**Information provided**
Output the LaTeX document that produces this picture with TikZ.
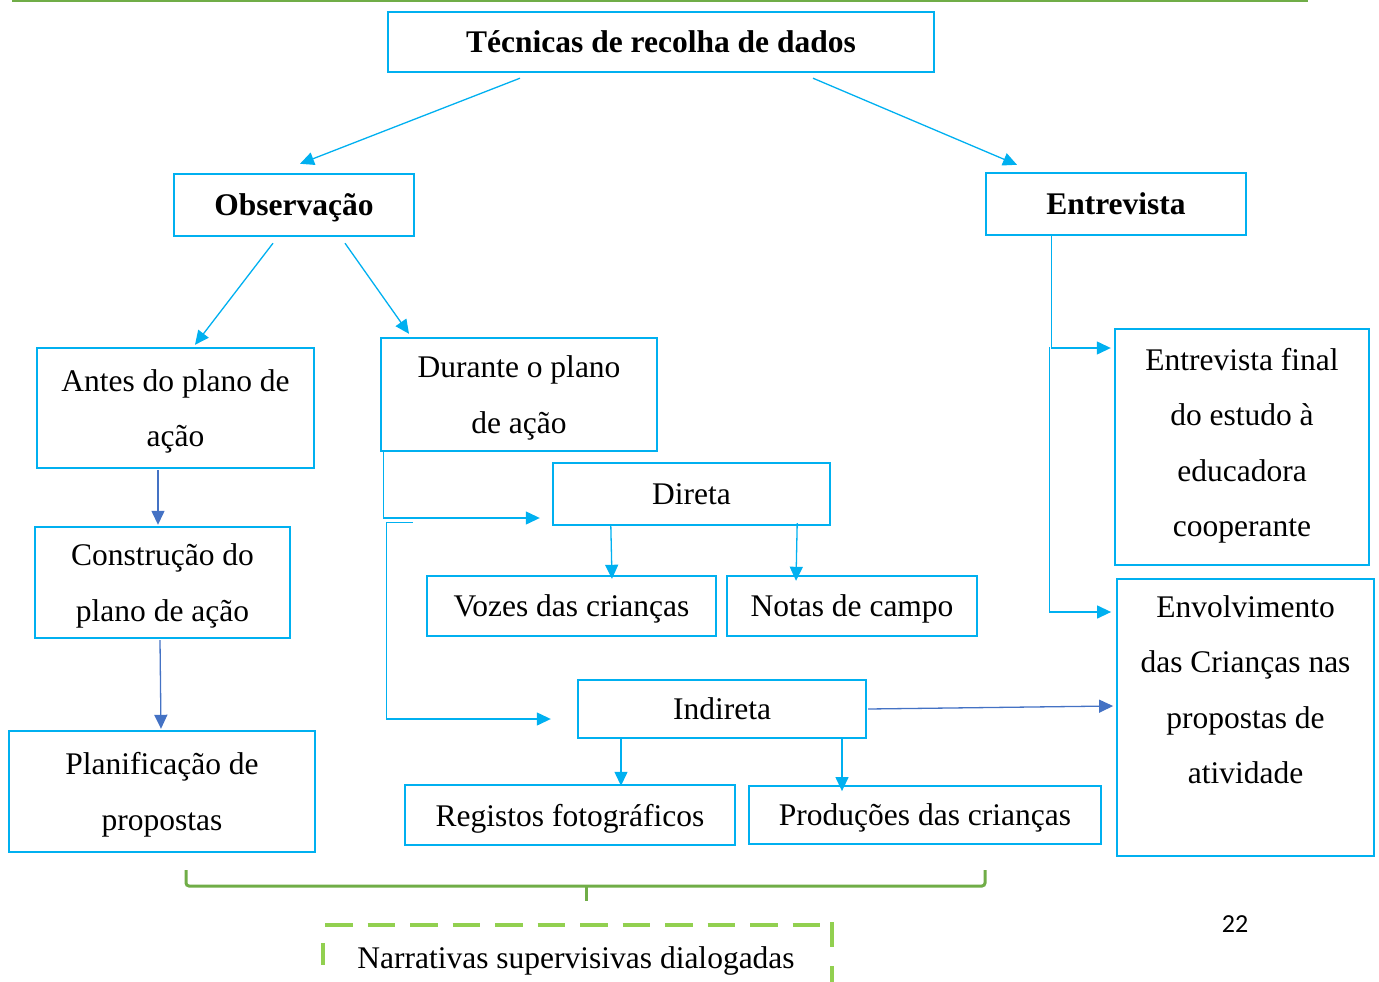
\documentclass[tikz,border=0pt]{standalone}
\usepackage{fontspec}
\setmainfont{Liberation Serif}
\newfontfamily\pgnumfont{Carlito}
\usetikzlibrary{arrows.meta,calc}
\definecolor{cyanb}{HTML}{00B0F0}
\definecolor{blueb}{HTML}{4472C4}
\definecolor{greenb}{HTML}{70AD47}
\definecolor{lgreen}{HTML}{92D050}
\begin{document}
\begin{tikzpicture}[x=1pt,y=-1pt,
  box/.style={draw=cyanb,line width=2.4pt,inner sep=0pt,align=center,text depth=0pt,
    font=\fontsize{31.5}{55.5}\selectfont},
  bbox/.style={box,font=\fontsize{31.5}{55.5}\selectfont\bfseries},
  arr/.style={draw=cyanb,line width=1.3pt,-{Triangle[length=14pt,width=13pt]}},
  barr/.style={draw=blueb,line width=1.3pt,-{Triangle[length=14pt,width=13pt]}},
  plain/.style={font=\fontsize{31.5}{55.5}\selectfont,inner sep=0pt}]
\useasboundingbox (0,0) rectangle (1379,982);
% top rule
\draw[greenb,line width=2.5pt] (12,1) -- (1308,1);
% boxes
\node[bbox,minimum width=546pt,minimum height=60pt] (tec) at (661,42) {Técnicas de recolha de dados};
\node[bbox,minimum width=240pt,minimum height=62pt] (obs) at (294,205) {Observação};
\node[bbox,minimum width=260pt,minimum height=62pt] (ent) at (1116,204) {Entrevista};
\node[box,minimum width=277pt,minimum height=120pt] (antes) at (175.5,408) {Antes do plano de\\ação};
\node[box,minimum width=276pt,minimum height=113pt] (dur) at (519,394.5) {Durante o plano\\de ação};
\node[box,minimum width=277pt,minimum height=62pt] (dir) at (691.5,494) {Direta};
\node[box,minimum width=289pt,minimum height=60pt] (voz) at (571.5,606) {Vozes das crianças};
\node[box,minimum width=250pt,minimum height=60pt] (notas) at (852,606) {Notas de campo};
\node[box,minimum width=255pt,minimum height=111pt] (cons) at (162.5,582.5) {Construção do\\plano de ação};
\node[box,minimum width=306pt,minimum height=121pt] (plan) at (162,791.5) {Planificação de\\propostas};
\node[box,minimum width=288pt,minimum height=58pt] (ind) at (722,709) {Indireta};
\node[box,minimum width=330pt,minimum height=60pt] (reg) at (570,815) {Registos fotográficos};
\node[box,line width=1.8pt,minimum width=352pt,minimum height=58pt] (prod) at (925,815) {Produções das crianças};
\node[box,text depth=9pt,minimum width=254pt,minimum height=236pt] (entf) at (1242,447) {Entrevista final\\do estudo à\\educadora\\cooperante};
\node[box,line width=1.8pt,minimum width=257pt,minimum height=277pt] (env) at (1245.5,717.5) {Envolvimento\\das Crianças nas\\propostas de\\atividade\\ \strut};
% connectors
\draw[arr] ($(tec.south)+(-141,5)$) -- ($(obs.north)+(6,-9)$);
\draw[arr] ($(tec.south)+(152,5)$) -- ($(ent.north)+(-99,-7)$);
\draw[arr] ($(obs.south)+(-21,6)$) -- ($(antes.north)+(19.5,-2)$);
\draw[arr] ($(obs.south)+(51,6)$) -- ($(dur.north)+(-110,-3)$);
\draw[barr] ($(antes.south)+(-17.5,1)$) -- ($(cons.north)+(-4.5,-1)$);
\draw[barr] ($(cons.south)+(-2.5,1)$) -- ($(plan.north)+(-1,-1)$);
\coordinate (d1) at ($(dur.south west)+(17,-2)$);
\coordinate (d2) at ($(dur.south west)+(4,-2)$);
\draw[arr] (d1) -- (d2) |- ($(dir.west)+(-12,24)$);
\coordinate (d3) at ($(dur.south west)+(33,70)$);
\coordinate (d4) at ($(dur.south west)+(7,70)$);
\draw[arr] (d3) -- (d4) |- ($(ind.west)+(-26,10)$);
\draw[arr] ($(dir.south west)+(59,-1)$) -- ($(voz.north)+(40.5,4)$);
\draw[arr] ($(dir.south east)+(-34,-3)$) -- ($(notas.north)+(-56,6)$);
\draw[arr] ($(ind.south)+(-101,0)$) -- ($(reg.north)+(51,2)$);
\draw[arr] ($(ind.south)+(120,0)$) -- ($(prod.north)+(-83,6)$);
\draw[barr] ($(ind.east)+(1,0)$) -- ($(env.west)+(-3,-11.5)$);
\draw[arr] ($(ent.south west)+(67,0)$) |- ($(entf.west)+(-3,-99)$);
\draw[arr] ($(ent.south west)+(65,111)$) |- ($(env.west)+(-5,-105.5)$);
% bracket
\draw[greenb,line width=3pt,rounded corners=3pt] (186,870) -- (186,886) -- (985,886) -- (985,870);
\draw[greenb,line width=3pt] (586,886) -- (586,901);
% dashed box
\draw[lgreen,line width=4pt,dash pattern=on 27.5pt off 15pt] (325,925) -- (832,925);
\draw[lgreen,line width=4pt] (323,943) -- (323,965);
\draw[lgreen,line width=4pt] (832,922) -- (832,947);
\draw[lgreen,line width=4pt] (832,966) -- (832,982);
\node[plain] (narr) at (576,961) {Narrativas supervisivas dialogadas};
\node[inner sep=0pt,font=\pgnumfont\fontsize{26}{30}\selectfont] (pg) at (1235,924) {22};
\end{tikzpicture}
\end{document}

**Instructions to follow**
Transcribe the material exactly, and leave out whatever pictures it holds.

**Complete output**
Output the LaTeX document that produces this picture with TikZ.
\documentclass[tikz,border=0pt]{standalone}
\usepackage{fontspec}
\setmainfont{Liberation Serif}
\newfontfamily\pgnumfont{Carlito}
\usetikzlibrary{arrows.meta,calc}
\definecolor{cyanb}{HTML}{00B0F0}
\definecolor{blueb}{HTML}{4472C4}
\definecolor{greenb}{HTML}{70AD47}
\definecolor{lgreen}{HTML}{92D050}
\begin{document}
\begin{tikzpicture}[x=1pt,y=-1pt,
  box/.style={draw=cyanb,line width=2.4pt,inner sep=0pt,align=center,text depth=0pt,
    font=\fontsize{31.5}{55.5}\selectfont},
  bbox/.style={box,font=\fontsize{31.5}{55.5}\selectfont\bfseries},
  arr/.style={draw=cyanb,line width=1.3pt,-{Triangle[length=14pt,width=13pt]}},
  barr/.style={draw=blueb,line width=1.3pt,-{Triangle[length=14pt,width=13pt]}},
  plain/.style={font=\fontsize{31.5}{55.5}\selectfont,inner sep=0pt}]
\useasboundingbox (0,0) rectangle (1379,982);
% top rule
\draw[greenb,line width=2.5pt] (12,1) -- (1308,1);
% boxes
\node[bbox,minimum width=546pt,minimum height=60pt] (tec) at (661,42) {Técnicas de recolha de dados};
\node[bbox,minimum width=240pt,minimum height=62pt] (obs) at (294,205) {Observação};
\node[bbox,minimum width=260pt,minimum height=62pt] (ent) at (1116,204) {Entrevista};
\node[box,minimum width=277pt,minimum height=120pt] (antes) at (175.5,408) {Antes do plano de\\ação};
\node[box,minimum width=276pt,minimum height=113pt] (dur) at (519,394.5) {Durante o plano\\de ação};
\node[box,minimum width=277pt,minimum height=62pt] (dir) at (691.5,494) {Direta};
\node[box,minimum width=289pt,minimum height=60pt] (voz) at (571.5,606) {Vozes das crianças};
\node[box,minimum width=250pt,minimum height=60pt] (notas) at (852,606) {Notas de campo};
\node[box,minimum width=255pt,minimum height=111pt] (cons) at (162.5,582.5) {Construção do\\plano de ação};
\node[box,minimum width=306pt,minimum height=121pt] (plan) at (162,791.5) {Planificação de\\propostas};
\node[box,minimum width=288pt,minimum height=58pt] (ind) at (722,709) {Indireta};
\node[box,minimum width=330pt,minimum height=60pt] (reg) at (570,815) {Registos fotográficos};
\node[box,line width=1.8pt,minimum width=352pt,minimum height=58pt] (prod) at (925,815) {Produções das crianças};
\node[box,text depth=9pt,minimum width=254pt,minimum height=236pt] (entf) at (1242,447) {Entrevista final\\do estudo à\\educadora\\cooperante};
\node[box,line width=1.8pt,minimum width=257pt,minimum height=277pt] (env) at (1245.5,717.5) {Envolvimento\\das Crianças nas\\propostas de\\atividade\\ \strut};
% connectors
\draw[arr] ($(tec.south)+(-141,5)$) -- ($(obs.north)+(6,-9)$);
\draw[arr] ($(tec.south)+(152,5)$) -- ($(ent.north)+(-99,-7)$);
\draw[arr] ($(obs.south)+(-21,6)$) -- ($(antes.north)+(19.5,-2)$);
\draw[arr] ($(obs.south)+(51,6)$) -- ($(dur.north)+(-110,-3)$);
\draw[barr] ($(antes.south)+(-17.5,1)$) -- ($(cons.north)+(-4.5,-1)$);
\draw[barr] ($(cons.south)+(-2.5,1)$) -- ($(plan.north)+(-1,-1)$);
\coordinate (d1) at ($(dur.south west)+(17,-2)$);
\coordinate (d2) at ($(dur.south west)+(4,-2)$);
\draw[arr] (d1) -- (d2) |- ($(dir.west)+(-12,24)$);
\coordinate (d3) at ($(dur.south west)+(33,70)$);
\coordinate (d4) at ($(dur.south west)+(7,70)$);
\draw[arr] (d3) -- (d4) |- ($(ind.west)+(-26,10)$);
\draw[arr] ($(dir.south west)+(59,-1)$) -- ($(voz.north)+(40.5,4)$);
\draw[arr] ($(dir.south east)+(-34,-3)$) -- ($(notas.north)+(-56,6)$);
\draw[arr] ($(ind.south)+(-101,0)$) -- ($(reg.north)+(51,2)$);
\draw[arr] ($(ind.south)+(120,0)$) -- ($(prod.north)+(-83,6)$);
\draw[barr] ($(ind.east)+(1,0)$) -- ($(env.west)+(-3,-11.5)$);
\draw[arr] ($(ent.south west)+(67,0)$) |- ($(entf.west)+(-3,-99)$);
\draw[arr] ($(ent.south west)+(65,111)$) |- ($(env.west)+(-5,-105.5)$);
% bracket
\draw[greenb,line width=3pt,rounded corners=3pt] (186,870) -- (186,886) -- (985,886) -- (985,870);
\draw[greenb,line width=3pt] (586,886) -- (586,901);
% dashed box
\draw[lgreen,line width=4pt,dash pattern=on 27.5pt off 15pt] (325,925) -- (832,925);
\draw[lgreen,line width=4pt] (323,943) -- (323,965);
\draw[lgreen,line width=4pt] (832,922) -- (832,947);
\draw[lgreen,line width=4pt] (832,966) -- (832,982);
\node[plain] (narr) at (576,961) {Narrativas supervisivas dialogadas};
\node[inner sep=0pt,font=\pgnumfont\fontsize{26}{30}\selectfont] (pg) at (1235,924) {22};
\end{tikzpicture}
\end{document}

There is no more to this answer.